Dismemberment doesn’t just ‘happen’

“Things happen.”

That’s the way President Donald Trump referred last week to the 2018 murder of the dissident Saudi journalist Jamal Khashoggi. While living in exile in the U.S., Khashoggi was writing opinion pieces in the Washington Post, criticizing the Saudi regime. When murdered, he was traveling in Turkey.

The CIA determined that Crown Prince Mohammed bin Salman of Saudi Arabia ordered the murder. The Saudi government at first admitted it had ordered the murder but denied that bin Salman had anything to do with it.

But in the presence of bin Salman at a joint news conference in the White House, Trump ran interference for his guest. He confronted the reporter who asked bin Salman if he was, in fact, responsible for the murder. Trump accused the reporter of being disrespectful to the prince and went on to say that the murdered journalist was “an extremely controversial” character (as if that excused murdering him) and that “things happen.”

Yes, things do happen: “The dog ate my homework.” “I forgot to put the wash in the dryer.” “Our football equipment manager left the team’s helmets at home.”

But murder?

Murder does not just happen.

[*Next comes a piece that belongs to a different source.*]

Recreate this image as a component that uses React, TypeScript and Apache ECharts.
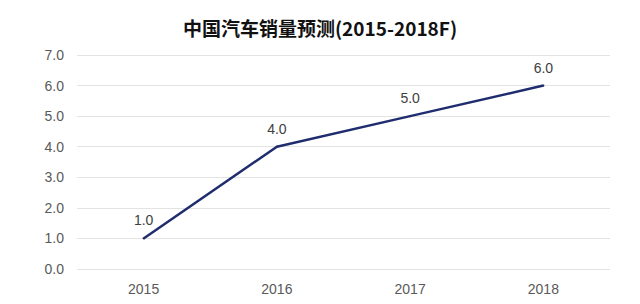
import React, { useEffect, useRef } from "react";
import * as echarts from "echarts";

const title = "中国汽车销量预测(2015-2018F)";
const years = ["2015", "2016", "2017", "2018"];
const sales = [1.0, 4.0, 5.0, 6.0];

const latin = "Arial";

export default function App() {
  const ref = useRef<HTMLDivElement>(null);
  useEffect(() => {
    if (!ref.current) return;
    const chart = echarts.init(ref.current, null, { renderer: "svg" });
    chart.setOption({
      animation: false,
      backgroundColor: "#ffffff",
      title: {
        text: title,
        left: "center",
        top: 13,
        textStyle: {
          fontSize: 19,
          fontWeight: "bold",
          color: "#111111",
          fontFamily: "Noto Sans CJK SC",
        },
      },
      grid: { left: 77, right: 30, top: 55, bottom: 35 },
      xAxis: {
        type: "category",
        data: years,
        boundaryGap: true,
        axisLine: { show: false },
        axisTick: { show: false },
        axisLabel: {
          color: "#595959",
          fontSize: 14,
          margin: 13,
          fontFamily: latin,
        },
      },
      yAxis: {
        type: "value",
        min: 0,
        max: 7,
        interval: 1,
        axisLine: { show: false },
        axisTick: { show: false },
        axisLabel: {
          color: "#595959",
          fontSize: 14,
          margin: 13,
          formatter: (v: number) => v.toFixed(1),
          fontFamily: latin,
        },
        splitLine: { lineStyle: { color: "#e3e3e3", width: 1 } },
      },
      series: [
        {
          type: "line",
          data: sales,
          symbol: "circle",
          symbolSize: 2,
          showSymbol: true,
          itemStyle: { color: "#1f2d6e", borderWidth: 0 },
          lineStyle: { color: "#1f2d6e", width: 2.5 },
          label: {
            show: true,
            position: "top",
            distance: 10,
            color: "#404040",
            fontSize: 14,
            fontFamily: latin,
            formatter: (p: any) => Number(p.value).toFixed(1),
          },
        },
      ],
    });
    return () => chart.dispose();
  }, []);
  return <div ref={ref} style={{ width: 640, height: 304, margin: -8 }} />;
}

Except when murder is an act of passion, it is premeditated — witness Saudi Arabia.

Trump’s offhand acknowledgment of this murder comes across as the act of a man brushing away an annoying fly.

And, hey, we can’t allow a simple murder to stand in the way of a vast menu of business deals between our two countries, and between a prince and a president whose family stands to reap millions in real estate development in Saudi Arabia.

In the midst of all this theatricality, Trump — hellbent on getting the Nobel Peace Prize — sets aside Saudi Arabia’s refusal to agree to a treaty with Israel if Israel does not agree to a two-state Israeli/Palestinian deal.

When it comes to “things happen[ing],” don’t place a bet on that one.

Gary Gilson, Minneapolis

The writer is former executive director of the Minnesota News Council.